• STATED GOAL:
Reproduce from the records below, with no pictures, exactly the lines between the one containing "Reproduce this chart" and the one containing "0.60, 0.42, 0.0]", inclusive.

---------- TASK DATA ----------

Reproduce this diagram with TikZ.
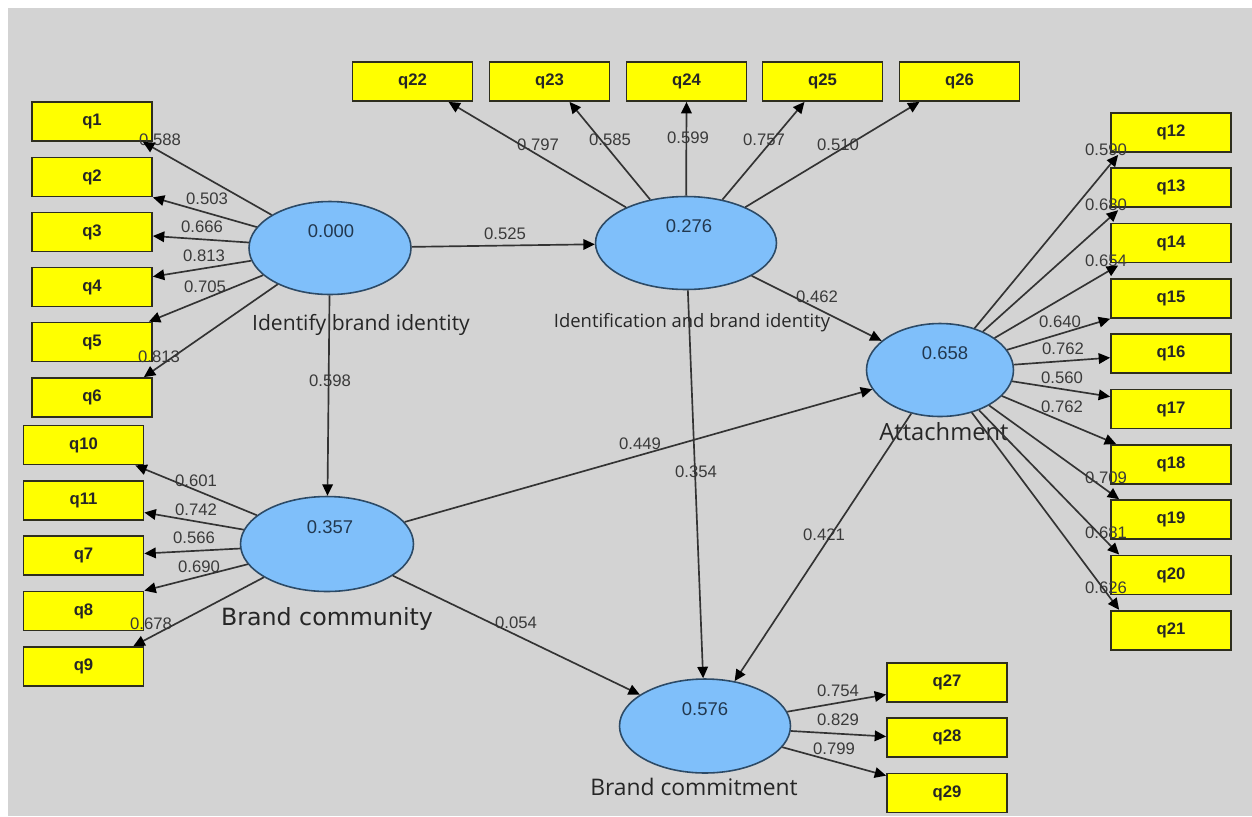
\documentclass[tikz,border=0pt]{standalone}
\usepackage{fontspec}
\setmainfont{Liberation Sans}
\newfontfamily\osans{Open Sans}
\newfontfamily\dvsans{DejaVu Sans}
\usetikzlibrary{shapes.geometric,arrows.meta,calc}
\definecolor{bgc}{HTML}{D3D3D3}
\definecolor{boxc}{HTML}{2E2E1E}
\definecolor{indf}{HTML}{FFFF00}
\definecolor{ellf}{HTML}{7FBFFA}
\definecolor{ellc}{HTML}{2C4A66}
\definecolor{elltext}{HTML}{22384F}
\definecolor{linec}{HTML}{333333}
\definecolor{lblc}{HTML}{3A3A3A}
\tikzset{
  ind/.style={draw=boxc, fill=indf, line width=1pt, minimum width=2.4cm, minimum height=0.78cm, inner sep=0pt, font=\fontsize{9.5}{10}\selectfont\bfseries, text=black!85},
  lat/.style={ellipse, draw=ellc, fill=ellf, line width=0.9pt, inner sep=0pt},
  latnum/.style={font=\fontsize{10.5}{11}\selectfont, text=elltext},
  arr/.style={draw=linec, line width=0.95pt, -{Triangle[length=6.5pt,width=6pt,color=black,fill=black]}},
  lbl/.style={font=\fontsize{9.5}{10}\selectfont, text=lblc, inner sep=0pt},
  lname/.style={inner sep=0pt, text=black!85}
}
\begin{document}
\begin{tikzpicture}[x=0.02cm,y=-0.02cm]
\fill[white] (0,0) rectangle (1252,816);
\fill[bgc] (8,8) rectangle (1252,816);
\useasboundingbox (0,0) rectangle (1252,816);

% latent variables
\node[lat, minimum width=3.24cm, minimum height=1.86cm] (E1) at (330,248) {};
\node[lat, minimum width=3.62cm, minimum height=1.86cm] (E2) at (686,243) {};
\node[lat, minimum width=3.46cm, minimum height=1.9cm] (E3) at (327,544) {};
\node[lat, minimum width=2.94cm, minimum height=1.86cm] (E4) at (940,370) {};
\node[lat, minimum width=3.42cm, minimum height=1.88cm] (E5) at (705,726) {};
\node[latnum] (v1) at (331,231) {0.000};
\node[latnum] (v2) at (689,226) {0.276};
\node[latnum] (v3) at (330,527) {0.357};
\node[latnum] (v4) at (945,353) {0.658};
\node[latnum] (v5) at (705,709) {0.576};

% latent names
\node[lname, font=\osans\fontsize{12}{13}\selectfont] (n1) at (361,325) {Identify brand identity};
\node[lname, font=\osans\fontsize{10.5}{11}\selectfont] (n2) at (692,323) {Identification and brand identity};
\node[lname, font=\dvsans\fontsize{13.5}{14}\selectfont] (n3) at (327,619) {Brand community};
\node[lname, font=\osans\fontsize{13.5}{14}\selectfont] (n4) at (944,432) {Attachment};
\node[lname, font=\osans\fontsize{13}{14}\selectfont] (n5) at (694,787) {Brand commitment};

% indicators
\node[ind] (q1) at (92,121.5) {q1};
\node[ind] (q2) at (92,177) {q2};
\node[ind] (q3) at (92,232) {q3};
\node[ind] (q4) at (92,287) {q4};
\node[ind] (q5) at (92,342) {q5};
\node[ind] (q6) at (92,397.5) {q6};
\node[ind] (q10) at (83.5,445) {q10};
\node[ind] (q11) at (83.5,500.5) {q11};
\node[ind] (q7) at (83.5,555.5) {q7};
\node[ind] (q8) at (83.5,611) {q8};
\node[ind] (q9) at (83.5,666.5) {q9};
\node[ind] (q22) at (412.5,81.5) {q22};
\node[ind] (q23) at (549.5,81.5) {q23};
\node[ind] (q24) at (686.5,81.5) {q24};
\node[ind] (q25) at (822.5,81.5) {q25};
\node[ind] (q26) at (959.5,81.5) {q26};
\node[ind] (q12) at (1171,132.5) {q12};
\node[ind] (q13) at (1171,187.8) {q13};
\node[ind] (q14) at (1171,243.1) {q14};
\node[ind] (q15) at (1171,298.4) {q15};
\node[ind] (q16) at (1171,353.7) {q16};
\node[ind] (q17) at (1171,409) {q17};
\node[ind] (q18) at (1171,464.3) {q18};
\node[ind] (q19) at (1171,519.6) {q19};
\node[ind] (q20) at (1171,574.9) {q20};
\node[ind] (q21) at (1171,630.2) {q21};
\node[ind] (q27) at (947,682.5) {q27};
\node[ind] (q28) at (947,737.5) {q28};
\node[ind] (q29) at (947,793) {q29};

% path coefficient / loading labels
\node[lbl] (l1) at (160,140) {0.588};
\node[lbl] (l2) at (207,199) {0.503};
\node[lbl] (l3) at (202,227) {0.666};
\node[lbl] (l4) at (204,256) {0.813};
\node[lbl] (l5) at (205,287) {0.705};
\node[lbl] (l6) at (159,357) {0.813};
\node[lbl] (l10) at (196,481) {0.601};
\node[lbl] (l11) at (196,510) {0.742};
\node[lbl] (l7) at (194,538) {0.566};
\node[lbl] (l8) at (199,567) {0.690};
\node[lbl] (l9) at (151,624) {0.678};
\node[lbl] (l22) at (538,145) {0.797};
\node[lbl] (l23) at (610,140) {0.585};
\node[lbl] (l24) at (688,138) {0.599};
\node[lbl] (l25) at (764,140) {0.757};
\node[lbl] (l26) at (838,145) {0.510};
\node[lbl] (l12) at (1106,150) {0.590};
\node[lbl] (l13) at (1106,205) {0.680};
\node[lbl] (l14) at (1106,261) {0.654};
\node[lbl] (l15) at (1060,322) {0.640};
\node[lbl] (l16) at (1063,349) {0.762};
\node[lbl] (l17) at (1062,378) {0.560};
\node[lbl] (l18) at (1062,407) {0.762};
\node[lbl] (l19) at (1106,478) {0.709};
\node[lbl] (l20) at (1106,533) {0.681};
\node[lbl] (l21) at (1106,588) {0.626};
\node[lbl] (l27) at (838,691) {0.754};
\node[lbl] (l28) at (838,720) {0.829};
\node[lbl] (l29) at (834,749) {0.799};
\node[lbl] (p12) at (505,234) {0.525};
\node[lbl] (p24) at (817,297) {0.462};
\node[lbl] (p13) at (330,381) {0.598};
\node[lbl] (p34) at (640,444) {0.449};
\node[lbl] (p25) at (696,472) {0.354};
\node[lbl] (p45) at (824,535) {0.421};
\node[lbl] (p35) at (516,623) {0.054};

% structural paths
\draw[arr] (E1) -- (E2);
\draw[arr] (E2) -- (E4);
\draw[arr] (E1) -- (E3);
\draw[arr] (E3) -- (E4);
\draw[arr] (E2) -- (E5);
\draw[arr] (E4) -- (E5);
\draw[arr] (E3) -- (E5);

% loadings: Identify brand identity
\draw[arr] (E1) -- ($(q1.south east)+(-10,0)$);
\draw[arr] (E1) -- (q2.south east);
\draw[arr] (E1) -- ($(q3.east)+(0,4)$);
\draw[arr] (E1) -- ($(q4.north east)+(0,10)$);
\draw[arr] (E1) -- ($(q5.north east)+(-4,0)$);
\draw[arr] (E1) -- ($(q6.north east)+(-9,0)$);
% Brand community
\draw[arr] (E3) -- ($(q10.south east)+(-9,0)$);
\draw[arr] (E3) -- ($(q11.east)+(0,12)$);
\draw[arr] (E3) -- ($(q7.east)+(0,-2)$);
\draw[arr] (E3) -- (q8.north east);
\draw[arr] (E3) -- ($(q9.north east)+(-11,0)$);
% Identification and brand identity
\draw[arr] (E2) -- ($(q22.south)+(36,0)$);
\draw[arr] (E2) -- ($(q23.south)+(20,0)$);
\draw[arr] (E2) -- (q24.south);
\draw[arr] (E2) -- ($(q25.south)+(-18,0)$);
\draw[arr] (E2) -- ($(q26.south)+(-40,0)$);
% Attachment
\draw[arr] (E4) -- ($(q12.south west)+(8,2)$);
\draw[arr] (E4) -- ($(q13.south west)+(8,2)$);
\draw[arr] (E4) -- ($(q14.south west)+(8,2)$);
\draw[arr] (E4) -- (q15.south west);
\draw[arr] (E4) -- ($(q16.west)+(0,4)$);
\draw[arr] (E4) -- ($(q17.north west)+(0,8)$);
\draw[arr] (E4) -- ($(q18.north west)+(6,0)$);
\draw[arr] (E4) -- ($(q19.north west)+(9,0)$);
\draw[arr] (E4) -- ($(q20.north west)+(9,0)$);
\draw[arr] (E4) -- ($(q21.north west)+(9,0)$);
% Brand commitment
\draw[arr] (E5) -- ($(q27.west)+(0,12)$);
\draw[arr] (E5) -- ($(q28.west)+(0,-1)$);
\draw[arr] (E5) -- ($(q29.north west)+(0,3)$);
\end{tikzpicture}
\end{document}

----------
---------- TASK DATA ----------

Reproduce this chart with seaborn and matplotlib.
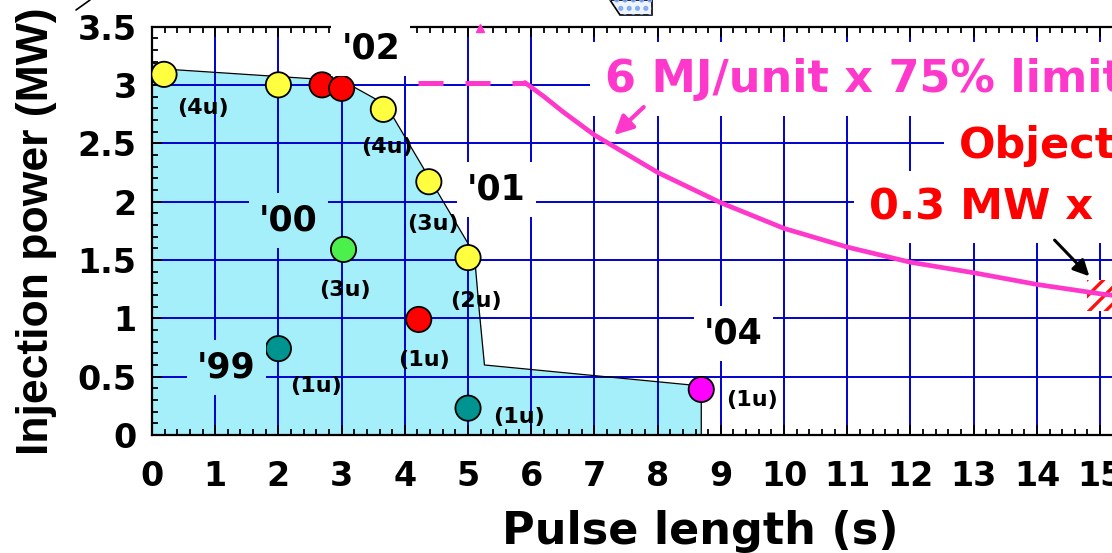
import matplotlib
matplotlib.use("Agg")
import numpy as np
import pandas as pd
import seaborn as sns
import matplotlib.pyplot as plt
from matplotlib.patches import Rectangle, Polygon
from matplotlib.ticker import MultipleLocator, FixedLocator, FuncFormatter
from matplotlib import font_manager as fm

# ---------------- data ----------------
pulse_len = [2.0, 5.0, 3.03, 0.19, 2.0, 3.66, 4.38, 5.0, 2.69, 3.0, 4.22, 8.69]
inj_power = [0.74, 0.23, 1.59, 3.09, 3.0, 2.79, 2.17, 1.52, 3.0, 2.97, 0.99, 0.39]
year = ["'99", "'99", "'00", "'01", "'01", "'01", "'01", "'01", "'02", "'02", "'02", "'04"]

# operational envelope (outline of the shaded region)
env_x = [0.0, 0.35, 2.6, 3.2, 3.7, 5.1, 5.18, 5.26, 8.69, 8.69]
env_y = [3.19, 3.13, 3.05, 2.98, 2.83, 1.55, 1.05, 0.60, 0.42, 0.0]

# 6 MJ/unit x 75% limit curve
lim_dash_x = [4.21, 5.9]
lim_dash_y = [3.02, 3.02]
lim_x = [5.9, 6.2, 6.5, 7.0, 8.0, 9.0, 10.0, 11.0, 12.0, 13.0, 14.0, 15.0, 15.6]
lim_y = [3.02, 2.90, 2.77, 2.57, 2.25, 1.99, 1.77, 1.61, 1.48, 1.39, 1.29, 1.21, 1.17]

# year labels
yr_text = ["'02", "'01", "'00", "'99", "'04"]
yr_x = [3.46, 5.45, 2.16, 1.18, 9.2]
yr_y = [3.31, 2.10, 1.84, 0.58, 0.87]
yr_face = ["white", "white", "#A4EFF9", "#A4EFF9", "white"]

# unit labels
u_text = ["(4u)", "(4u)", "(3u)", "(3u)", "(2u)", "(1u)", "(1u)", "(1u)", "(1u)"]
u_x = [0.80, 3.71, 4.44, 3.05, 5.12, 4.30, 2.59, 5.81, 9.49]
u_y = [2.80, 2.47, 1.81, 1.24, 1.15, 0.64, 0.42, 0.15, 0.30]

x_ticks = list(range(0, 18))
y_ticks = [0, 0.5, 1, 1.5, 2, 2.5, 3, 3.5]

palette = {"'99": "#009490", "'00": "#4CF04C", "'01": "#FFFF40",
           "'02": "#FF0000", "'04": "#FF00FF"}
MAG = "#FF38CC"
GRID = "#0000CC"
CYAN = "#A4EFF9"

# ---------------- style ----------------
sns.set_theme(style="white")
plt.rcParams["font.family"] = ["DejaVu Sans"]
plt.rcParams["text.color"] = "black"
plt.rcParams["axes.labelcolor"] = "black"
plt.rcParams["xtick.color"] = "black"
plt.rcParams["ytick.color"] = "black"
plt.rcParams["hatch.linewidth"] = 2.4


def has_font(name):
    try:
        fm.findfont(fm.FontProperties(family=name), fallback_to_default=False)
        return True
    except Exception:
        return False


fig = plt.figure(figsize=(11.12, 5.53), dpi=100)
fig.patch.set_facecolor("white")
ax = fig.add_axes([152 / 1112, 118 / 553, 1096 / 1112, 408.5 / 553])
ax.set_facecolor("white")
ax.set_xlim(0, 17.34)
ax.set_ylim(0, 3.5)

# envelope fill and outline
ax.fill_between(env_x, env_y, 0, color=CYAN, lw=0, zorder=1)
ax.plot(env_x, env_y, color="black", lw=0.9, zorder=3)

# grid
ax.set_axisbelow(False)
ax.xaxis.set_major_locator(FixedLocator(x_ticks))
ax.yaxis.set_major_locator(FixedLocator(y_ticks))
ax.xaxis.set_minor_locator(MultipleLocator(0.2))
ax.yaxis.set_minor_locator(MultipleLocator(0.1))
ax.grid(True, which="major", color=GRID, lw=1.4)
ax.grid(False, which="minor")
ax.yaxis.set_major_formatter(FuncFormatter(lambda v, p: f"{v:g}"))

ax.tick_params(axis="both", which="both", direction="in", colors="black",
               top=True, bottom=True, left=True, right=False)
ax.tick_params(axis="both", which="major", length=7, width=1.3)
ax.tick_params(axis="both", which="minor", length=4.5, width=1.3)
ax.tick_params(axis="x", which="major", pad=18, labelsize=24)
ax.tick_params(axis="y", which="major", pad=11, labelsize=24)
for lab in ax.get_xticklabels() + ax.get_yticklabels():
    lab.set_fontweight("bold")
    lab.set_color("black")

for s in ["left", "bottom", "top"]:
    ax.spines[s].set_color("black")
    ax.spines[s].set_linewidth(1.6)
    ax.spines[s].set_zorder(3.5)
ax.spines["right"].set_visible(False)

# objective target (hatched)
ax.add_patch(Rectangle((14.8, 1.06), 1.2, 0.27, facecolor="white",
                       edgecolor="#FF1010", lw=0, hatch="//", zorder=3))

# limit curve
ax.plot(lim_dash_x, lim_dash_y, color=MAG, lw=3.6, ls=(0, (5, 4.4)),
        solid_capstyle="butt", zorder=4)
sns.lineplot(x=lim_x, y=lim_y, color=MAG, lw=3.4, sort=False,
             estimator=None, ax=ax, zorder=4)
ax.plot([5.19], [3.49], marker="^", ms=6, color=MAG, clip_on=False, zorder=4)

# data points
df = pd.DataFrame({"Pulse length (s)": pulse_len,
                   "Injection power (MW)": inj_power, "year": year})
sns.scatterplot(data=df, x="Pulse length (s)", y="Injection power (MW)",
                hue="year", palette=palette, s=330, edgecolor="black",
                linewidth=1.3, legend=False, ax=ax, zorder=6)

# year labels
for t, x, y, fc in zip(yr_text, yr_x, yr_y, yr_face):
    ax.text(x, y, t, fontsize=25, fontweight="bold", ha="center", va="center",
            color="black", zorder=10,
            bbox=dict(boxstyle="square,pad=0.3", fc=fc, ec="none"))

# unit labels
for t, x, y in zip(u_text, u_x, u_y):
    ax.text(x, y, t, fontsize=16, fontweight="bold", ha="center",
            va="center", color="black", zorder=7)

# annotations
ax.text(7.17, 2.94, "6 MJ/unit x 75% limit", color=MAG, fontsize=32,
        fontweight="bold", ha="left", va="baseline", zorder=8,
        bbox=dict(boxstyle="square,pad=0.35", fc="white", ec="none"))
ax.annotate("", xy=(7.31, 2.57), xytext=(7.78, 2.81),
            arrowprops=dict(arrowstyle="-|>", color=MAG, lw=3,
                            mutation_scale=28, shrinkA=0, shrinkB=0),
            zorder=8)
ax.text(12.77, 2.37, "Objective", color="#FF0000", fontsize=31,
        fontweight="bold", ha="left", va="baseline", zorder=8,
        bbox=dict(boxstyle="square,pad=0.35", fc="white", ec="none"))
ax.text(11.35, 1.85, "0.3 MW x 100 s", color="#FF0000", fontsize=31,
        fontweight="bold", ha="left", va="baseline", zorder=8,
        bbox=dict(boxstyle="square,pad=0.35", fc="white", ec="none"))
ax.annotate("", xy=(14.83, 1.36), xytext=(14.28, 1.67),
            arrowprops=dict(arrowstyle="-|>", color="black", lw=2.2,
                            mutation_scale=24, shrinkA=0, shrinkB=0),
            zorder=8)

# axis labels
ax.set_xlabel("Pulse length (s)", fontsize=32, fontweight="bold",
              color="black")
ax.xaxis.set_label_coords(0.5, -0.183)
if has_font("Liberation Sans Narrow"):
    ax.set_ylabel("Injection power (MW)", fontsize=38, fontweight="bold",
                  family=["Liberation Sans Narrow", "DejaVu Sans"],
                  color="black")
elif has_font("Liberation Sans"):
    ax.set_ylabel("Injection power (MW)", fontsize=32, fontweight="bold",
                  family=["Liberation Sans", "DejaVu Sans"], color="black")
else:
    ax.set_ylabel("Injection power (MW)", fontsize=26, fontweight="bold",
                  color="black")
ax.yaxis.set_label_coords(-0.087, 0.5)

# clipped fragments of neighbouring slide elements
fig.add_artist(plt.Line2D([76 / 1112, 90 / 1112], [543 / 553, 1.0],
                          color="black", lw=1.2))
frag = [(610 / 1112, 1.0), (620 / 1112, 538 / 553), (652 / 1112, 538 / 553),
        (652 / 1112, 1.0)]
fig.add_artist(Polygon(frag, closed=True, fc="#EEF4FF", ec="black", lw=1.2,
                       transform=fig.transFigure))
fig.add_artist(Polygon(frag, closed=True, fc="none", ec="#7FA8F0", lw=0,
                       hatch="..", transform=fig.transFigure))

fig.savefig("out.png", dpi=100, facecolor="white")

----------
---------- TASK DATA ----------

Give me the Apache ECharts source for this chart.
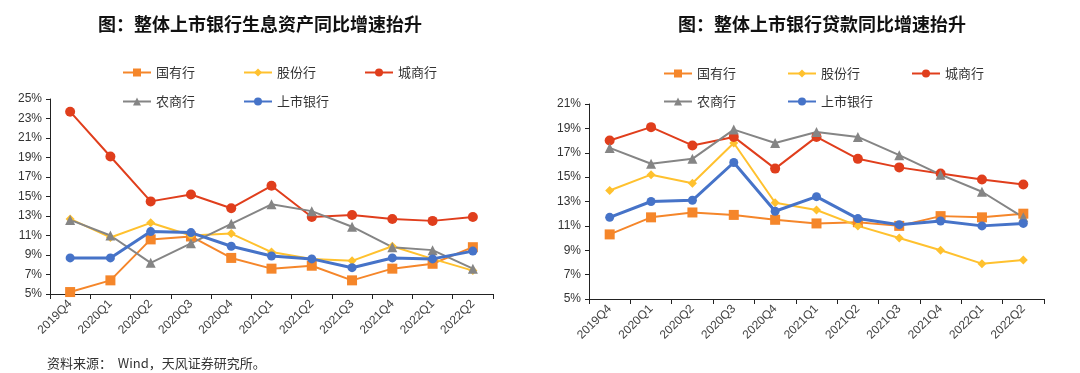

----------

• RESULT:
Reproduce this chart with seaborn and matplotlib.
import matplotlib
matplotlib.use("Agg")
import numpy as np
import pandas as pd
import seaborn as sns
import matplotlib.pyplot as plt
from matplotlib.patches import Rectangle, Polygon
from matplotlib.ticker import MultipleLocator, FixedLocator, FuncFormatter
from matplotlib import font_manager as fm

# ---------------- data ----------------
pulse_len = [2.0, 5.0, 3.03, 0.19, 2.0, 3.66, 4.38, 5.0, 2.69, 3.0, 4.22, 8.69]
inj_power = [0.74, 0.23, 1.59, 3.09, 3.0, 2.79, 2.17, 1.52, 3.0, 2.97, 0.99, 0.39]
year = ["'99", "'99", "'00", "'01", "'01", "'01", "'01", "'01", "'02", "'02", "'02", "'04"]

# operational envelope (outline of the shaded region)
env_x = [0.0, 0.35, 2.6, 3.2, 3.7, 5.1, 5.18, 5.26, 8.69, 8.69]
env_y = [3.19, 3.13, 3.05, 2.98, 2.83, 1.55, 1.05, 0.60, 0.42, 0.0]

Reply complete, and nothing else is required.